While we often think about how this affects patient care, there’s another tragedy caused by hospital closures: the loss of jobs to that sector of the population that has the hardest time finding them—the service workers. The people who fill the ranks of environmental services, nutrition, the clerks, secretaries, the people taking care of their families the best they can, the people for whom a hospital job means they can pay the rent and, and represents a step up from the welfare rolls. Our hospitals, especially in poor, inner-city or rural neighborhoods, are the biggest employers around—and are often the only game in town when it comes to work. For much of the staff in these hospitals, this is their best shot at a decent, living wage—and a source of dignity. “I work at the hospital,” I used to hear people in the South Bronx say, with pride.
What is going to happen to all those people when the hospital closes?
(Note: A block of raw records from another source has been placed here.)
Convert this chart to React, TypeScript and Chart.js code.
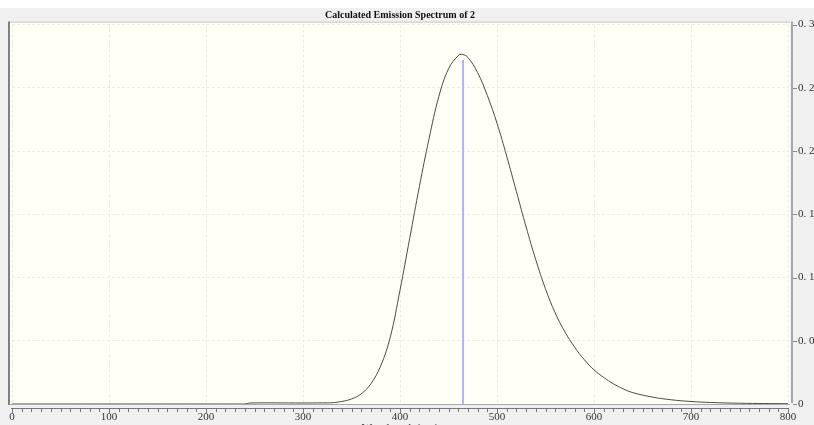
import React, { useEffect, useRef } from "react";
import { Chart, registerables } from "chart.js";

Chart.register(...registerables);

const chartTitle = "Calculated Emission Spectrum of 2";
const xAxisTitle = "Wavelength (nm)";

const wavelengths = [
  0, 240, 245, 300, 320, 330, 340, 350, 360, 370, 380, 390, 400, 410, 420, 430,
  440, 450, 460, 464, 470, 480, 490, 500, 510, 520, 530, 540, 550, 560, 570,
  580, 590, 600, 610, 620, 630, 640, 660, 680, 700, 720, 750, 800,
];
const intensities = [
  0, 0, 0.0008, 0.0008, 0.0009, 0.001, 0.002, 0.004, 0.008, 0.016, 0.03, 0.053,
  0.09, 0.131, 0.172, 0.21, 0.243, 0.265, 0.2755, 0.2765, 0.274, 0.262, 0.244,
  0.222, 0.196, 0.168, 0.14, 0.114, 0.091, 0.072, 0.057, 0.045, 0.035, 0.027,
  0.021, 0.016, 0.012, 0.009, 0.0055, 0.0033, 0.002, 0.0012, 0.0006, 0.0002,
];

const peakWavelength = [465, 465];
const peakBar = [0, 0.272];

const xTickStep = 100;
const xMinorStep = 10;
const yTickStep = 0.05;

const fmtY = (v: number) => {
  const r = Math.round(v * 100) / 100;
  const s = String(r);
  return s.replace(".", ". ");
};

const framePlugin = {
  id: "framePlugin",
  beforeDraw(chart: any) {
    const { ctx, chartArea: ca, width, height } = chart;
    ctx.save();
    ctx.fillStyle = "#f0f0f0";
    ctx.fillRect(0, 0, width, height);
    ctx.fillStyle = "#fffff6";
    ctx.fillRect(ca.left - 2, ca.top - 2, ca.right - ca.left + 4, ca.bottom - ca.top + 2);
    ctx.restore();
  },
  afterDraw(chart: any) {
    const { ctx, chartArea: ca } = chart;
    const xs = chart.scales.x;
    const ys = chart.scales.y;
    ctx.save();
    ctx.strokeStyle = "#c8c8c8";
    ctx.lineWidth = 1;
    ctx.beginPath();
    ctx.moveTo(ca.left - 3, ca.top - 2.5);
    ctx.lineTo(ca.right + 2, ca.top - 2.5);
    ctx.stroke();
    ctx.strokeStyle = "#808080";
    ctx.lineWidth = 2;
    ctx.beginPath();
    ctx.moveTo(ca.left - 3, ca.top - 3);
    ctx.lineTo(ca.left - 3, ca.bottom + 1);
    ctx.stroke();
    ctx.strokeStyle = "#a8a8a8";
    ctx.lineWidth = 1;
    ctx.beginPath();
    ctx.moveTo(ca.left - 2, ca.bottom + 0.5);
    ctx.lineTo(ca.right + 2, ca.bottom + 0.5);
    ctx.stroke();
    ctx.strokeStyle = "#a8a8a8";
    ctx.lineWidth = 2;
    ctx.beginPath();
    ctx.moveTo(ca.right + 4, ca.top - 3);
    ctx.lineTo(ca.right + 4, ca.bottom - 1);
    ctx.stroke();
    ctx.strokeStyle = "#888";
    ctx.lineWidth = 1;
    ys.ticks.forEach((t: any) => {
      const py = Math.round(ys.getPixelForValue(t.value)) + 0.5;
      ctx.beginPath();
      ctx.moveTo(ca.right + 5, py);
      ctx.lineTo(ca.right + 9, py);
      ctx.stroke();
    });
    const ay = ca.bottom + 4.5;
    ctx.strokeStyle = "#777";
    ctx.beginPath();
    ctx.moveTo(ca.left - 1, ay);
    ctx.lineTo(ca.right + 1, ay);
    ctx.stroke();
    for (let v = xs.min; v <= xs.max + 0.001; v += xMinorStep) {
      const px = Math.round(xs.getPixelForValue(v)) + 0.5;
      const major = Math.abs(v % xTickStep) < 0.001;
      ctx.beginPath();
      ctx.moveTo(px, ay);
      ctx.lineTo(px, ay + (major ? 5 : 3.5));
      ctx.stroke();
    }
    ctx.restore();
  },
};

export default function App() {
  const ref = useRef<HTMLCanvasElement | null>(null);
  useEffect(() => {
    document.body.style.margin = "0";
    const canvas = ref.current!;
    const spectrum = wavelengths.map((x, i) => ({ x, y: intensities[i] }));
    const bar = peakWavelength.map((x, i) => ({ x, y: peakBar[i] }));
    const chart = new Chart(canvas, {
      type: "scatter",
      data: {
        datasets: [
          {
            data: bar,
            showLine: true,
            borderColor: "#b0b4f6",
            borderWidth: 2,
            pointRadius: 0,
          },
          {
            data: spectrum,
            showLine: true,
            borderColor: "#4a4a4a",
            borderWidth: 1,
            pointRadius: 0,
            tension: 0.4,
          },
        ],
      },
      options: {
        responsive: false,
        animation: false,
        layout: { padding: { left: 12, right: 0, top: 0, bottom: 0 } },
        plugins: {
          legend: { display: false },
          tooltip: { enabled: false },
          title: {
            display: true,
            text: chartTitle,
            fullSize: false,
            color: "#111",
            font: { family: "'Liberation Serif', serif", size: 10, weight: "bold" },
            padding: { top: 0.5, bottom: 3.5 },
          },
        },
        scales: {
          x: {
            type: "linear",
            min: 0,
            max: 800,
            ticks: {
              stepSize: xTickStep,
              color: "#333",
              padding: 7,
              maxRotation: 0,
              font: { family: "'Liberation Serif', serif", size: 11 },
            },
            grid: {
              drawTicks: false,
              color: "#ececE4",
              tickLength: 0,
            },
            border: { display: false, dash: [3, 2] },
            title: {
              display: true,
              text: xAxisTitle,
              color: "#222",
              font: { family: "'Liberation Serif', serif", size: 11 },
              padding: { top: 0, bottom: 5.4 },
            },
            afterFit: (s: any) => {
              s.height = 36;
            },
          },
          y: {
            type: "linear",
            position: "right",
            min: 0,
            max: 0.3,
            ticks: {
              stepSize: yTickStep,
              color: "#333",
              padding: 10,
              callback: (v: any) => fmtY(Number(v)),
              font: { family: "'Liberation Serif', serif", size: 11 },
            },
            grid: {
              drawTicks: false,
              color: "#ececE4",
              tickLength: 0,
            },
            border: { display: false, dash: [3, 2] },
            afterFit: (s: any) => {
              s.width = 52;
            },
          },
        },
      },
      plugins: [framePlugin],
    } as any);
    return () => chart.destroy();
  }, []);
  return (
    <div
      style={{
        position: "absolute",
        left: 0,
        top: 0,
        width: 814,
        height: 425,
        overflow: "hidden",
        background: "#ffffff",
      }}
    >
      <canvas
        ref={ref}
        width={840}
        height={432}
        style={{ position: "absolute", left: 0, top: 8, width: 840, height: 432 }}
      />
    </div>
  );
}
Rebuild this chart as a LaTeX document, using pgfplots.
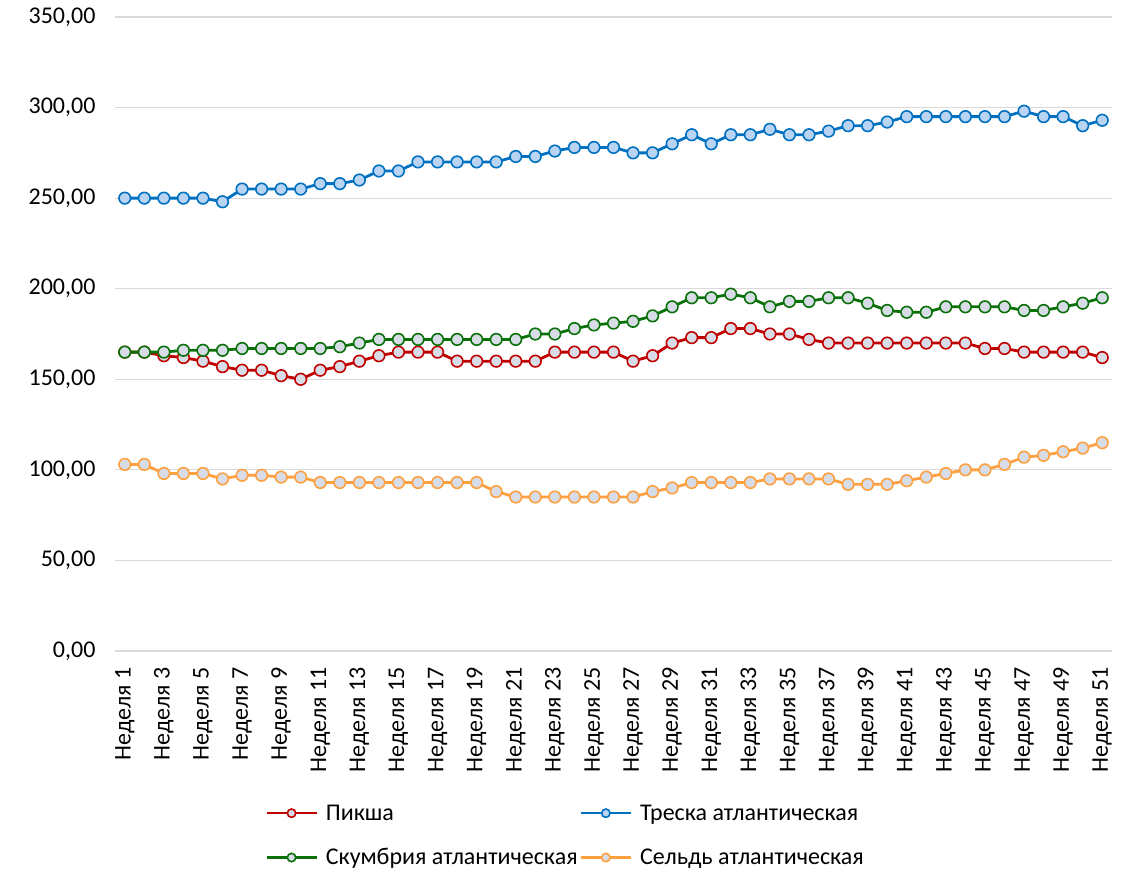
\documentclass[border=0pt]{standalone}
\usepackage{pgfplots}
\pgfplotsset{compat=1.18}
\usepackage{fontspec}
\setmainfont{Carlito}
\definecolor{cred}{HTML}{C00000}
\definecolor{cblue}{HTML}{0070C0}
\definecolor{cgreen}{HTML}{0A700A}
\definecolor{corange}{HTML}{FFA040}
\definecolor{mfill}{HTML}{D7DCE6}
\definecolor{mfillb}{HTML}{B9D3F3}
\definecolor{gridc}{HTML}{D9D9D9}
\newcommand{\lf}{\fontsize{24}{28}\selectfont}
\begin{document}
\begin{tikzpicture}
\path[use as bounding box] (0,0) rectangle (1135pt,870pt);
\begin{axis}[
  at={(115pt,219pt)}, anchor=south west,
  scale only axis, width=997pt, height=634pt,
  xmin=0.5, xmax=51.5, ymin=0, ymax=350,
  ytick={0,50,...,350},
  xtick={1,3,...,51},
  xticklabels={Неделя 1,Неделя 3,Неделя 5,Неделя 7,Неделя 9,Неделя 11,Неделя 13,Неделя 15,Неделя 17,Неделя 19,Неделя 21,Неделя 23,Неделя 25,Неделя 27,Неделя 29,Неделя 31,Неделя 33,Неделя 35,Неделя 37,Неделя 39,Неделя 41,Неделя 43,Неделя 45,Неделя 47,Неделя 49,Неделя 51},
  xticklabel style={rotate=90, anchor=east, font=\lf, xshift=-13pt},
  yticklabel style={font=\lf, xshift=-16pt,
    /pgf/number format/.cd, fixed, fixed zerofill, precision=2, use comma, 1000 sep={}, assume math mode=true},
  axis line style={draw=none},
  major tick style={draw=none},
  ymajorgrids, grid style={color=gridc, line width=1.2pt},
  clip=false,
  every axis plot/.append style={line width=2.8pt, mark=*, mark size=5.8pt},
  legend style={draw=none, fill=none, font=\lf, inner sep=0pt,
    at={(0.1505,-0.239)}, anchor=north west,
    legend columns=2, row sep=23pt,
    /tikz/every odd column/.append style={column sep=6pt}},
  legend cell align=left,
  legend image code/.code={\draw[#1, mark size=4.2pt, mark repeat=2, mark phase=2, line width=2.6pt] plot coordinates {(0pt,0pt) (25pt,0pt) (50pt,0pt)};},
]
\addplot[color=cred, mark options={fill=mfill, draw=cred, line width=1.6pt}] coordinates {
(1,165)(2,165)(3,163)(4,162)(5,160)(6,157)(7,155)(8,155)(9,152)(10,150)
(11,155)(12,157)(13,160)(14,163)(15,165)(16,165)(17,165)(18,160)(19,160)(20,160)
(21,160)(22,160)(23,165)(24,165)(25,165)(26,165)(27,160)(28,163)(29,170)(30,173)
(31,173)(32,178)(33,178)(34,175)(35,175)(36,172)(37,170)(38,170)(39,170)(40,170)
(41,170)(42,170)(43,170)(44,170)(45,167)(46,167)(47,165)(48,165)(49,165)(50,165)(51,162)};
\addlegendentry{Пикша}
\addplot[color=cblue, mark options={fill=mfillb, draw=cblue, line width=1.6pt}] coordinates {
(1,250)(2,250)(3,250)(4,250)(5,250)(6,248)(7,255)(8,255)(9,255)(10,255)
(11,258)(12,258)(13,260)(14,265)(15,265)(16,270)(17,270)(18,270)(19,270)(20,270)
(21,273)(22,273)(23,276)(24,278)(25,278)(26,278)(27,275)(28,275)(29,280)(30,285)
(31,280)(32,285)(33,285)(34,288)(35,285)(36,285)(37,287)(38,290)(39,290)(40,292)
(41,295)(42,295)(43,295)(44,295)(45,295)(46,295)(47,298)(48,295)(49,295)(50,290)(51,293)};
\addlegendentry{Треска атлантическая}
\addplot[color=cgreen, mark options={fill=mfill, draw=cgreen, line width=1.6pt}] coordinates {
(1,165)(2,165)(3,165)(4,166)(5,166)(6,166)(7,167)(8,167)(9,167)(10,167)
(11,167)(12,168)(13,170)(14,172)(15,172)(16,172)(17,172)(18,172)(19,172)(20,172)
(21,172)(22,175)(23,175)(24,178)(25,180)(26,181)(27,182)(28,185)(29,190)(30,195)
(31,195)(32,197)(33,195)(34,190)(35,193)(36,193)(37,195)(38,195)(39,192)(40,188)
(41,187)(42,187)(43,190)(44,190)(45,190)(46,190)(47,188)(48,188)(49,190)(50,192)(51,195)};
\addlegendentry{Скумбрия атлантическая}
\addplot[color=corange, mark options={fill=mfill, draw=corange, line width=1.6pt}] coordinates {
(1,103)(2,103)(3,98)(4,98)(5,98)(6,95)(7,97)(8,97)(9,96)(10,96)
(11,93)(12,93)(13,93)(14,93)(15,93)(16,93)(17,93)(18,93)(19,93)(20,88)
(21,85)(22,85)(23,85)(24,85)(25,85)(26,85)(27,85)(28,88)(29,90)(30,93)
(31,93)(32,93)(33,93)(34,95)(35,95)(36,95)(37,95)(38,92)(39,92)(40,92)
(41,94)(42,96)(43,98)(44,100)(45,100)(46,103)(47,107)(48,108)(49,110)(50,112)(51,115)};
\addlegendentry{Сельдь атлантическая}
\end{axis}
\end{tikzpicture}
\end{document}
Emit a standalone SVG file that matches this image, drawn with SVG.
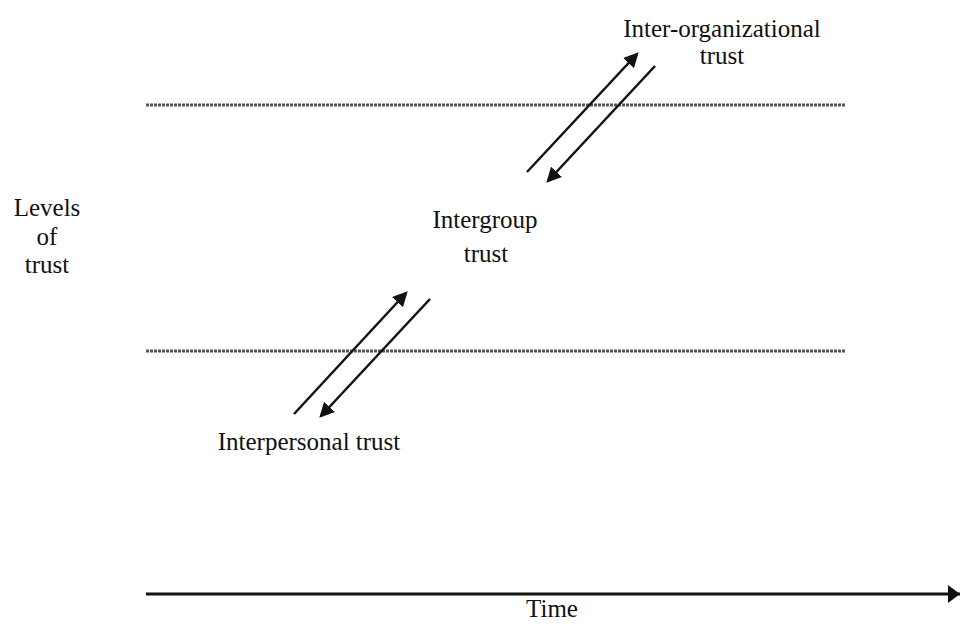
<svg xmlns="http://www.w3.org/2000/svg" width="961" height="624" viewBox="0 0 961 624">
<style>
text{font-family:"Liberation Serif","Times New Roman",serif;font-size:25px;fill:#111;text-anchor:middle}
.level{stroke:#555;stroke-width:3;stroke-dasharray:3 1}
.arr{stroke:#111;stroke-width:2.5;fill:none}
.axis{stroke:#111;stroke-width:3;fill:none}
</style>
<defs>
<marker id="ah" markerWidth="6" markerHeight="6" refX="5" refY="3" orient="auto" markerUnits="strokeWidth">
<path d="M0,0 L6,3 L0,6 Z" fill="#111"/>
</marker>
<marker id="ah2" markerWidth="4" markerHeight="6" refX="4" refY="3" orient="auto" markerUnits="strokeWidth">
<path d="M0,0 L4,3 L0,6 Z" fill="#111"/>
</marker>
</defs>
<g id="levels">
<line class="level" x1="146" y1="105" x2="845" y2="105"/>
<line class="level" x1="146" y1="351" x2="845" y2="351"/>
</g>
<g id="connectors">
<line class="arr" x1="527" y1="172" x2="637" y2="54" marker-end="url(#ah)"/>
<line class="arr" x1="655" y1="66" x2="548" y2="181" marker-end="url(#ah)"/>
<line class="arr" x1="294" y1="414" x2="406" y2="293" marker-end="url(#ah)"/>
<line class="arr" x1="430" y1="299" x2="321" y2="416" marker-end="url(#ah)"/>
<line class="axis" x1="146" y1="594" x2="960" y2="594" marker-end="url(#ah2)"/>
</g>
<g id="inter-organizational">
<text x="722" y="37">Inter-organizational</text>
<text x="722" y="64">trust</text>
</g>
<g id="intergroup">
<text x="485" y="228">Intergroup</text>
<text x="486" y="262">trust</text>
</g>
<g id="interpersonal">
<text x="309" y="450">Interpersonal trust</text>
</g>
<g id="levels-label">
<text x="47" y="216">Levels</text>
<text x="47" y="245">of</text>
<text x="47" y="273">trust</text>
</g>
<g id="time-label">
<text x="552" y="617">Time</text>
</g>
</svg>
And then, when they no longer come to work every day, what is going to happen to the guy who owns the deli across the street where everybody buys lunch? The florist down the block? And the little old lady selling two-dollar bracelets on the corner? I see communities slowly imploding.
Those of us in the business of running hospitals need to remember we have a responsibility not only to patient care, but to these people as well. We need to do whatever we can to keep our hospitals open. And to keep these people in their jobs.
Our president elect has repeatedly mentioned HIT as a solution for some of what ails healthcare in this country. I sure hope he means it, and he can't get started soon enough. I say that for me, and for my friends in the South Bronx.